You see, in the midst of all of those fine ingredients, we see the master chef pull out a 1.5 liter jug of Bacardi Light rum
and fill up the glass. YOU HAVE GOT TO BE FREAKIN' KIDDING US!
Alright, after a few Zen breathing techniques, let's talk about this rationally. There's nothing wrong with Bacardi Light; it's a very serviceable rum. And what the heck, they're mixing it with simple syrup... but then again, this is Iron Chef. Can you at least try
a little bit?
For us, aged rums are beautiful in mojitos but people tend to like the crystal clear quality so fine: use a light rum.
But come on! There's still some great stuff out there!
There's a beautiful little Rhum Agricole put out by La Favorite
that's been very well regarded.
Matusalem makes awesome rums and their platino
is no exception.
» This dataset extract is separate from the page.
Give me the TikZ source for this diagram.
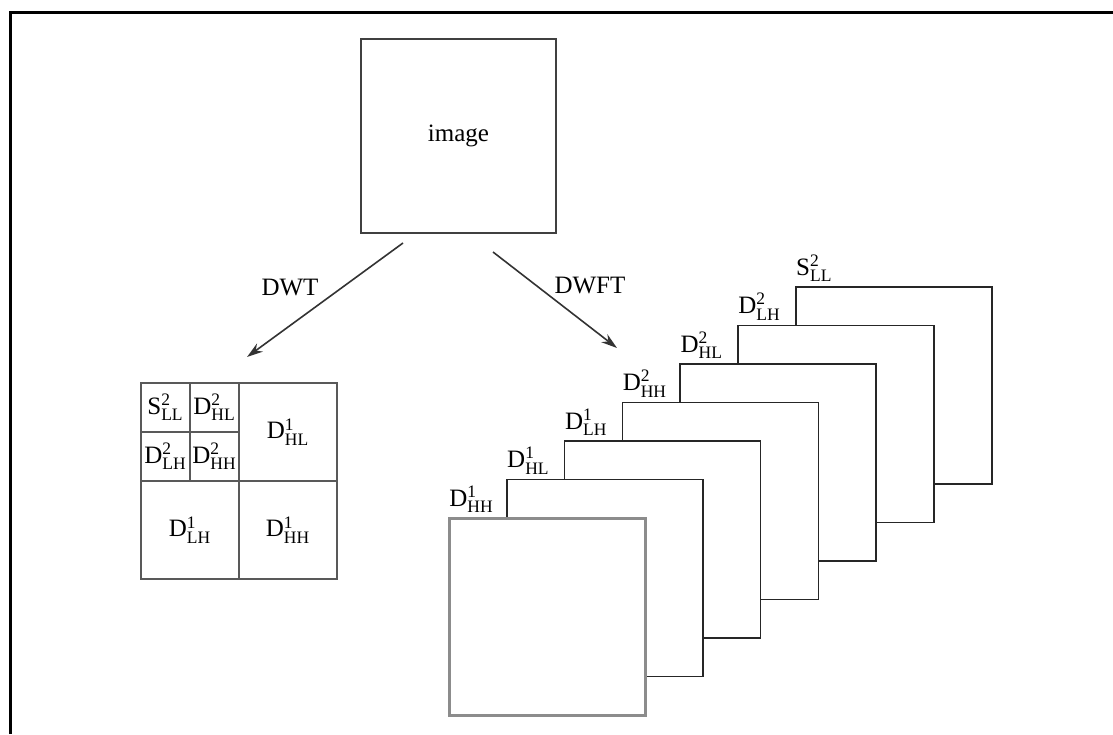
\documentclass[tikz,border=0pt]{standalone}
\usepackage{amsmath}
\usepackage{fontspec}
\setmainfont{Liberation Serif}
\usetikzlibrary{arrows.meta,positioning}

\begin{document}
\begin{tikzpicture}[
  x=0.5pt, y=-0.5pt,
  font=\fontsize{12.5}{14}\selectfont,
  frame/.style={line width=1.5pt, black},
  cell/.style={rectangle, draw=black!65, line width=1.2pt, inner sep=0pt, outer sep=0pt},
  small/.style={cell, minimum width=24.5pt, minimum height=24.5pt},
  big/.style={cell, minimum width=49pt, minimum height=49pt},
  layer/.style={rectangle, draw=black!85, line width=0.8pt, fill=white, minimum width=98pt, minimum height=98.5pt, inner sep=0pt, outer sep=0pt},
  lbl/.style={inner sep=0pt, anchor=south west},
  arr/.style={-{Stealth[length=8pt, width=5pt]}, line width=0.8pt, black!80}]
\useasboundingbox (0,0) rectangle (1113,734);
% frame, cut at right and bottom
\draw[frame] (10,734) -- (10,12) -- (1113,12);
\node[rectangle, draw=black!75, line width=1pt, minimum width=97.5pt, minimum height=97pt] (img) at (458.5,136) {image};
% arrows
\coordinate (dwt a) at (403,243);
\coordinate (dwt b) at (247,357);
\coordinate (dwft a) at (493,252);
\coordinate (dwft b) at (617,348);
\draw[arr] (dwt a) -- (dwt b);
\draw[arr] (dwft a) -- (dwft b);
\node (dwt) at (290,287) {DWT};
\node (dwft) at (590,285) {DWFT};
% DWT: decomposition grid
\node[small] (ll2) at (165.5,407.5) {S$^{\text{2}}_{\text{LL}}$};
\node[small, right=0pt of ll2] (hl2) {D$^{\text{2}}_{\text{HL}}$};
\node[small, below=0pt of ll2] (lh2) {D$^{\text{2}}_{\text{LH}}$};
\node[small, right=0pt of lh2] (hh2) {D$^{\text{2}}_{\text{HH}}$};
\node[big, anchor=north west] (hl1) at (hl2.north east) {D$^{\text{1}}_{\text{HL}}$};
\node[big, anchor=north west] (lh1) at (lh2.south west) {D$^{\text{1}}_{\text{LH}}$};
\node[big, right=0pt of lh1] (hh1) {D$^{\text{1}}_{\text{HH}}$};
% DWFT: stack of subbands, back to front
\foreach \i/\ch/\up/\lo in {6/S/2/LL, 5/D/2/LH, 4/D/2/HL, 3/D/2/HH, 2/D/1/LH, 1/D/1/HL} {
  \node[layer] (s\i) at ({547+57.8*\i},{616.5-38.5*\i}) {};
  \node[lbl] (t\i) at ([yshift=2.5pt]s\i.north west) {\ch$^{\text{\up}}_{\text{\lo}}$};
}
\node[layer, draw=black!45, line width=1.5pt] (s0) at (547,616.5) {};
\node[lbl] (t0) at ([yshift=2.5pt]s0.north west) {D$^{\text{1}}_{\text{HH}}$};
\end{tikzpicture}
\end{document}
And it's only $17 so it's actually about the same price as the Bacardi!!
What about some boutique rum like 10-Cane
or a microdistillery like Rogue
Then the moron judge tasted the mojito. He rightly noted that the chef poured it a little strong (we noticed it was like five ounces of rum in some ice and a half-ounce of syrup). This moron judge said, "Did you consider diluting the cachaca
at all?" Sweet Mary Mother of Jesus you fool; cachaca is a specialty Brazilian rum while YOU-culinary Einstein-just tasted garden variety Bacardi, which is a Puerto Rican Rum.
What a tragedy this was.
So yeah, if you're keeping score at home we had a master chef use Bacardi Light rum and the master judge suggested he used a Brazilian rum in a Cuban drink that used basil instead of the trademark mint. So while Brazilians everywhere are spitting nails over the thought of their national spirit going in a Cuban drink we can just think to ourselves: that's the American melting pot.
Just to be fair, Top Chef
also ran with some cocktails in their semi-final match for the 2008 season and they were supposed to make some kind of cocktail for New Orleans. We didn't notice what kind of liquor they used. But all these chefs could use an introduction to the wonders of Proof66 and it's ability to nail awesome spirits with very little effort.